Goal: Write the material out again in full, word for word. Do not include the pictures.
## START Provided records
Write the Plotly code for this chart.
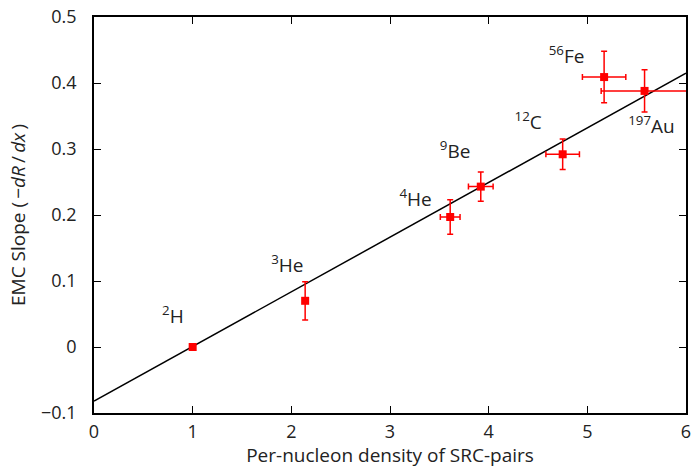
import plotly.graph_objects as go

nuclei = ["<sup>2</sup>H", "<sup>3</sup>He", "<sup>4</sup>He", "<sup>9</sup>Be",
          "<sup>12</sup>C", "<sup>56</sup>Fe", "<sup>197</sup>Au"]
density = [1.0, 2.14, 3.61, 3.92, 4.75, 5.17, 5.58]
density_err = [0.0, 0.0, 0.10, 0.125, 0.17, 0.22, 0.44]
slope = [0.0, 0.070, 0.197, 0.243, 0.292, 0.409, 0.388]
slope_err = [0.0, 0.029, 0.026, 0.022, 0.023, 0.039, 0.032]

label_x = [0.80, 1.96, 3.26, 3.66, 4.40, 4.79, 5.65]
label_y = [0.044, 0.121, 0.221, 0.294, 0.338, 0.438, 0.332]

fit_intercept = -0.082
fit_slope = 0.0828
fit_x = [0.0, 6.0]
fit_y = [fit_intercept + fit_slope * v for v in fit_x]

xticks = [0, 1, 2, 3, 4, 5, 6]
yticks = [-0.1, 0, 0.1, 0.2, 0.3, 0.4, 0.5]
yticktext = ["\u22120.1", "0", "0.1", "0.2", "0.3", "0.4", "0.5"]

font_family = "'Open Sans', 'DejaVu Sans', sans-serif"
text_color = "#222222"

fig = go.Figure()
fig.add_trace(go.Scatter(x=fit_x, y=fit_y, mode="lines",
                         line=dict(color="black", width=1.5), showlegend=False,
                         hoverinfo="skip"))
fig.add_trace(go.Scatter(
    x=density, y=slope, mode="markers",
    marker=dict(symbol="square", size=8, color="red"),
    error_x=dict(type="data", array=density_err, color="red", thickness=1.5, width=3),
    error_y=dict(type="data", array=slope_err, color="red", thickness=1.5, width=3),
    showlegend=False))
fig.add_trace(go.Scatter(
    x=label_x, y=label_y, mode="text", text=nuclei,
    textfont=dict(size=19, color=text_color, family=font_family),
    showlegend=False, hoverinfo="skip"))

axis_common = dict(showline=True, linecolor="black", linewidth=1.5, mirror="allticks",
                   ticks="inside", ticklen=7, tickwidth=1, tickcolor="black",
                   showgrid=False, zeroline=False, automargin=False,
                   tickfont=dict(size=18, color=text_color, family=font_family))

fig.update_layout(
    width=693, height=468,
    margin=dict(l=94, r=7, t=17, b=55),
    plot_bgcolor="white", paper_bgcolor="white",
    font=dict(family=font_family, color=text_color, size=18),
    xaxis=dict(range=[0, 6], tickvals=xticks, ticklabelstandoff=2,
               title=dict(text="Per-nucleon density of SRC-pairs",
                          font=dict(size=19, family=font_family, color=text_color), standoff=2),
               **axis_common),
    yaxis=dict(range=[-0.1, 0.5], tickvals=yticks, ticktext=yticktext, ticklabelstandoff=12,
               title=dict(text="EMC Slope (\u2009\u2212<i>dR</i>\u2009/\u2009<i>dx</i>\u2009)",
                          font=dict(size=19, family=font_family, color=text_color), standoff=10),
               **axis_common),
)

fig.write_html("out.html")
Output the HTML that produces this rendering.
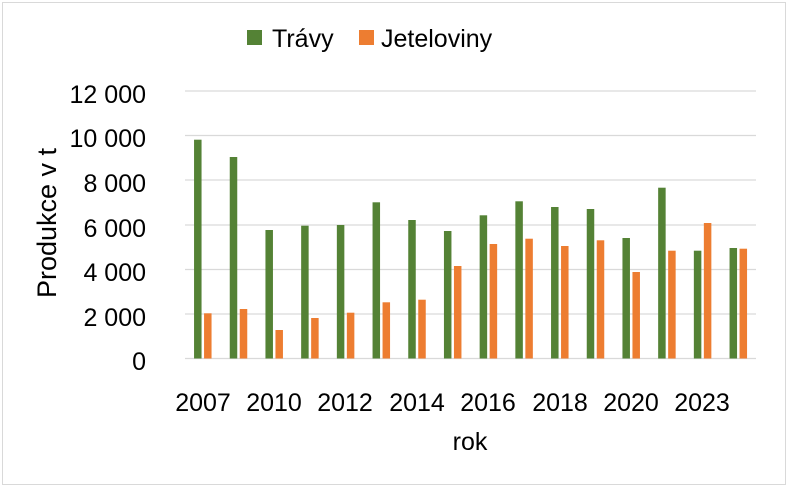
## END Provided records
Response to this task:
Write the Plotly code for this chart.
import plotly.graph_objects as go

nuclei = ["<sup>2</sup>H", "<sup>3</sup>He", "<sup>4</sup>He", "<sup>9</sup>Be",
          "<sup>12</sup>C", "<sup>56</sup>Fe", "<sup>197</sup>Au"]
density = [1.0, 2.14, 3.61, 3.92, 4.75, 5.17, 5.58]
density_err = [0.0, 0.0, 0.10, 0.125, 0.17, 0.22, 0.44]
slope = [0.0, 0.070, 0.197, 0.243, 0.292, 0.409, 0.388]
slope_err = [0.0, 0.029, 0.026, 0.022, 0.023, 0.039, 0.032]

label_x = [0.80, 1.96, 3.26, 3.66, 4.40, 4.79, 5.65]
label_y = [0.044, 0.121, 0.221, 0.294, 0.338, 0.438, 0.332]

fit_intercept = -0.082
fit_slope = 0.0828
fit_x = [0.0, 6.0]
fit_y = [fit_intercept + fit_slope * v for v in fit_x]

xticks = [0, 1, 2, 3, 4, 5, 6]
yticks = [-0.1, 0, 0.1, 0.2, 0.3, 0.4, 0.5]
yticktext = ["\u22120.1", "0", "0.1", "0.2", "0.3", "0.4", "0.5"]

font_family = "'Open Sans', 'DejaVu Sans', sans-serif"
text_color = "#222222"

fig = go.Figure()
fig.add_trace(go.Scatter(x=fit_x, y=fit_y, mode="lines",
                         line=dict(color="black", width=1.5), showlegend=False,
                         hoverinfo="skip"))
fig.add_trace(go.Scatter(
    x=density, y=slope, mode="markers",
    marker=dict(symbol="square", size=8, color="red"),
    error_x=dict(type="data", array=density_err, color="red", thickness=1.5, width=3),
    error_y=dict(type="data", array=slope_err, color="red", thickness=1.5, width=3),
    showlegend=False))
fig.add_trace(go.Scatter(
    x=label_x, y=label_y, mode="text", text=nuclei,
    textfont=dict(size=19, color=text_color, family=font_family),
    showlegend=False, hoverinfo="skip"))

axis_common = dict(showline=True, linecolor="black", linewidth=1.5, mirror="allticks",
                   ticks="inside", ticklen=7, tickwidth=1, tickcolor="black",
                   showgrid=False, zeroline=False, automargin=False,
                   tickfont=dict(size=18, color=text_color, family=font_family))

fig.update_layout(
    width=693, height=468,
    margin=dict(l=94, r=7, t=17, b=55),
    plot_bgcolor="white", paper_bgcolor="white",
    font=dict(family=font_family, color=text_color, size=18),
    xaxis=dict(range=[0, 6], tickvals=xticks, ticklabelstandoff=2,
               title=dict(text="Per-nucleon density of SRC-pairs",
                          font=dict(size=19, family=font_family, color=text_color), standoff=2),
               **axis_common),
    yaxis=dict(range=[-0.1, 0.5], tickvals=yticks, ticktext=yticktext, ticklabelstandoff=12,
               title=dict(text="EMC Slope (\u2009\u2212<i>dR</i>\u2009/\u2009<i>dx</i>\u2009)",
                          font=dict(size=19, family=font_family, color=text_color), standoff=10),
               **axis_common),
)

fig.write_html("out.html")
Output the HTML that produces this rendering.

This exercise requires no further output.